Wishing I could vote in favor of this issue

I am left to endorse a project without having an actual voice in assuring its approval.

The project to which I refer involves an extreme makeover of the Amarillo Civic Center, the renovation of a historic railroad depot across the street from the center and the relocation Amarillo’s City Hall to a suitable existing structure downtown.

But … I cannot vote on it when it comes to a vote. My hope is that the city doesn’t back down from a proposal it will consider.
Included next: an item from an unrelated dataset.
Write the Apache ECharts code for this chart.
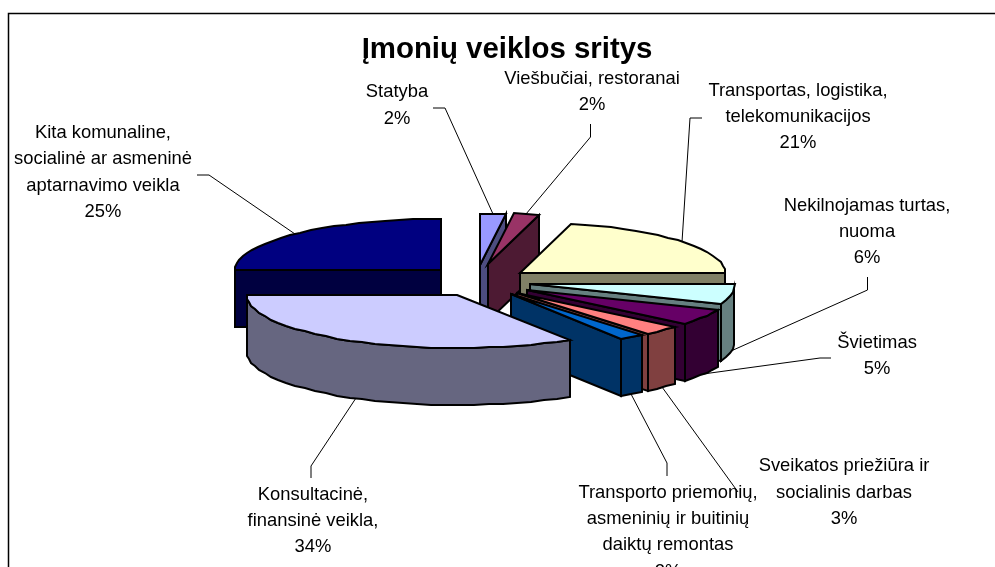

The bill will be hefty, more than $300 million. The Civic Center needs more convention space and the Cal Farley Coliseum needs a serious upgrade to accommodate more than truck/tractor pulls, hockey and arena football; OK, the coliseum occasionally hosts a concert … but those who’ve been inside understand the need for a serious upgrade.

As for the City Hall relocation, I am a bit torn on this one. One of my social media friends wondered the other day whether the recently vacated Amarillo Globe-News building at Ninth Avenue and Harrison Street might work. I answered him with a “Maybe.” I don’t know how the square footage in the G-N building compares with the current City Hall.

I also remember something that a former Amarillo mayor once said to me about the municipal headquarters. He called it the “ugliest City Hall complex in the United States.” I have to agree that the exterior of the building is pretty damn ugly.

Here’s another potential hiccup: The stone Earth on the municipal complex. How would the city relocate that, if it needed to be relocated? It was a gift to the city from the Globe-News as part of its Celebrate 2000 commemoration back at the turn of the 21st century.

Well, the city is considering a bond issue that I believe it should present to voters in a single package. All or nothing, man! It’s worth doing, in my humble view.

The city might schedule the bond election in May 2020. That would work, too. At least one chronic sorehead has pitched the idea of having it on Presidential Election Day, in November of next year. It shouldn’t matter.

If the city is going to bring maximum public attention to this needed project, residents ought to respond with a hefty vote total.

My only regret is that I cannot cast a vote in favor of this project.

Amarillo would be poised to reap the benefit of a shiny new Civic Center. Let the debate commence.